» **Brief**
Everything from the first line down to the line containing "from matplotlib.lines import Line2D" is to be retyped exactly, both ends included, with pictures left out.
━━━ Supplied material
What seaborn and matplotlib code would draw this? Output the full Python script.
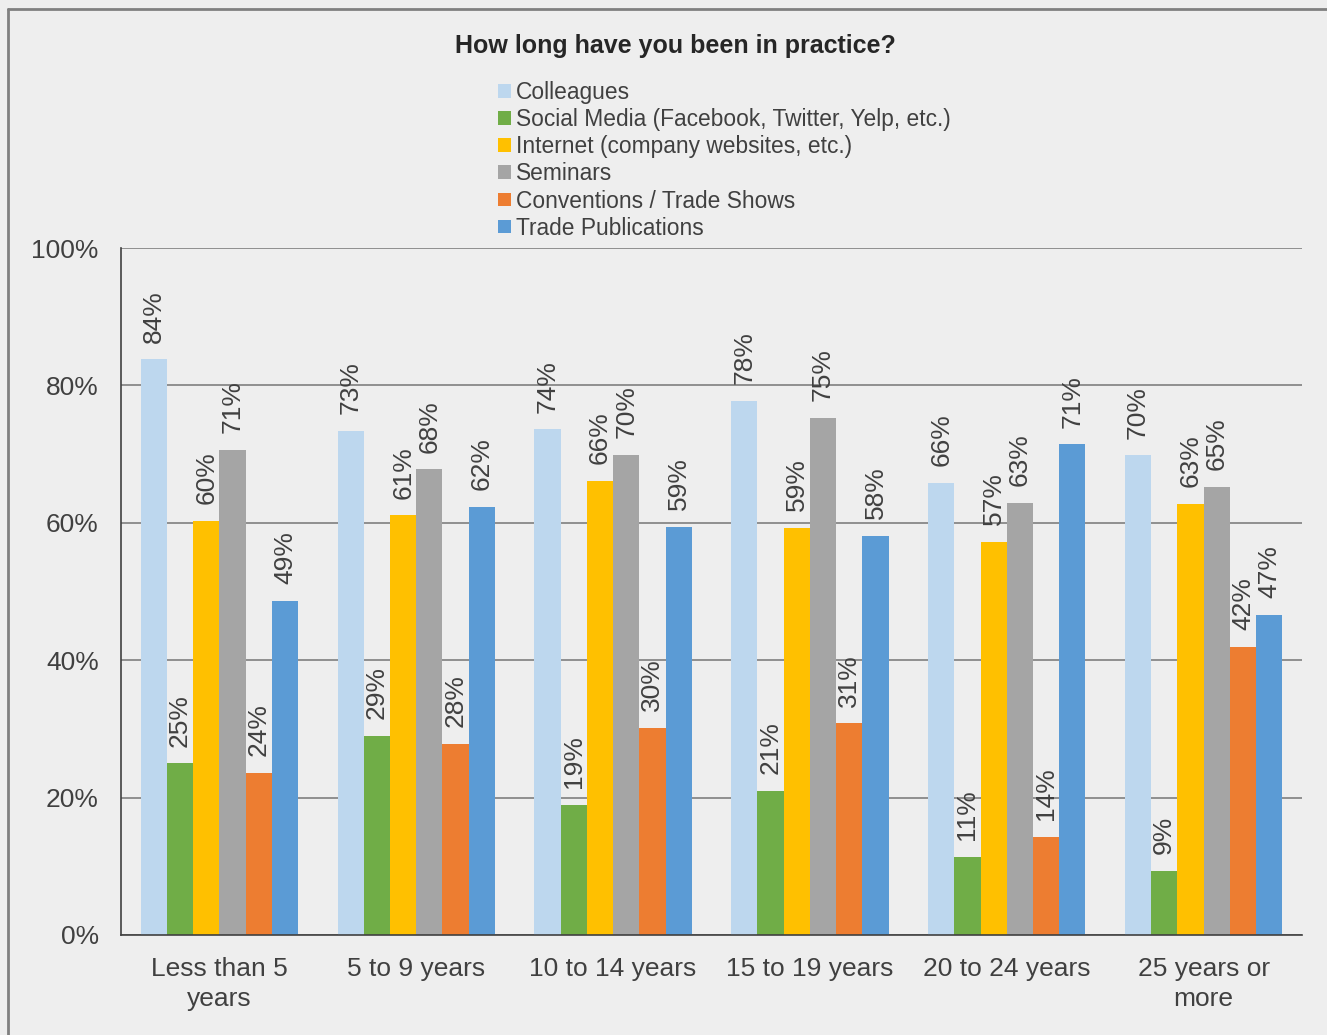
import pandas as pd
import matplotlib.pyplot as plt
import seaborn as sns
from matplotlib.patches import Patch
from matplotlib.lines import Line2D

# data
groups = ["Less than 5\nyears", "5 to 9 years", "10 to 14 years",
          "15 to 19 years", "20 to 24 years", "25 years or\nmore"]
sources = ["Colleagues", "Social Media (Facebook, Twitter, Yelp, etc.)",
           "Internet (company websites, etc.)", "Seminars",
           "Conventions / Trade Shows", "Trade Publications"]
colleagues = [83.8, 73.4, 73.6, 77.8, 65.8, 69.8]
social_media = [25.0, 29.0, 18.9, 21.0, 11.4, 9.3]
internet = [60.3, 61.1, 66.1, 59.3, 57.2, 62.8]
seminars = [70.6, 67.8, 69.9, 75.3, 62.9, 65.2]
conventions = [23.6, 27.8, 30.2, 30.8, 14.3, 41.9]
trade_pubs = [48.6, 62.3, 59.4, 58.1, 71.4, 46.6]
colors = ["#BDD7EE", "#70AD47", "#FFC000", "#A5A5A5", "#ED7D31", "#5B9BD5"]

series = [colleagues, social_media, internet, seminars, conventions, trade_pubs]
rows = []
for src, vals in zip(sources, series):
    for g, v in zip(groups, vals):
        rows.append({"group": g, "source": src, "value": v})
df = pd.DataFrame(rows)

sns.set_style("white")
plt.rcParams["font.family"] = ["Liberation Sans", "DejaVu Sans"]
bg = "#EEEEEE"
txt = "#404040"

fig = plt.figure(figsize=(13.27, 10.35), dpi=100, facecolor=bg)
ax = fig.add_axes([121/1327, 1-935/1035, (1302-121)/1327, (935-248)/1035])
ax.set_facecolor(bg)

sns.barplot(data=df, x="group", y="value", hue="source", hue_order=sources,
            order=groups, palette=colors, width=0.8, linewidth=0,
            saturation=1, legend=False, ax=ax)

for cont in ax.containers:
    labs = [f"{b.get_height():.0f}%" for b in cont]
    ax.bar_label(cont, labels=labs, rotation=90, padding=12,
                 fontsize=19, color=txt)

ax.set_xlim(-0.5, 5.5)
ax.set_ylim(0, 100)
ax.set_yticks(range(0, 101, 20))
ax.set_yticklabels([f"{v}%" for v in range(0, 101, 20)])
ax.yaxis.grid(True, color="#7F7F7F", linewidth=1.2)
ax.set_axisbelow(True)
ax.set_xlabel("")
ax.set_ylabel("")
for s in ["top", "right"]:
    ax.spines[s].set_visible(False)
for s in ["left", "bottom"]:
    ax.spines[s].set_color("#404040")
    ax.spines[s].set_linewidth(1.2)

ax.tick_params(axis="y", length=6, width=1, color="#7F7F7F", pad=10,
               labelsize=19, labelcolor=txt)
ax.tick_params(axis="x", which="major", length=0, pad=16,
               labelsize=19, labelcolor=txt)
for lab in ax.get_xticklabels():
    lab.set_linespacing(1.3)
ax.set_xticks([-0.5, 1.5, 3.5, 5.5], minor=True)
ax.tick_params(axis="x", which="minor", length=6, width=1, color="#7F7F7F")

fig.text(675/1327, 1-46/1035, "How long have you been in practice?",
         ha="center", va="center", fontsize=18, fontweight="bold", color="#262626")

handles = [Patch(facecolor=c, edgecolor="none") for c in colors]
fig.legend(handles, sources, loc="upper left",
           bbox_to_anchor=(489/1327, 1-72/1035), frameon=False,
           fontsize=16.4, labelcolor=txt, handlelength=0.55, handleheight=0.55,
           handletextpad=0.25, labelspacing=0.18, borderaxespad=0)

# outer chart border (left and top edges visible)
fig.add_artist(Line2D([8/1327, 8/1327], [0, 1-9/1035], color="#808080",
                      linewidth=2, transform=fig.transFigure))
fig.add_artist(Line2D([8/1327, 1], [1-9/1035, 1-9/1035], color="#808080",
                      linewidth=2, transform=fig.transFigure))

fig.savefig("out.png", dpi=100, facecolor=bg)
━━━━━━
» **Result**
What seaborn and matplotlib code would draw this? Output the full Python script.
import pandas as pd
import matplotlib.pyplot as plt
import seaborn as sns
from matplotlib.patches import Patch
from matplotlib.lines import Line2D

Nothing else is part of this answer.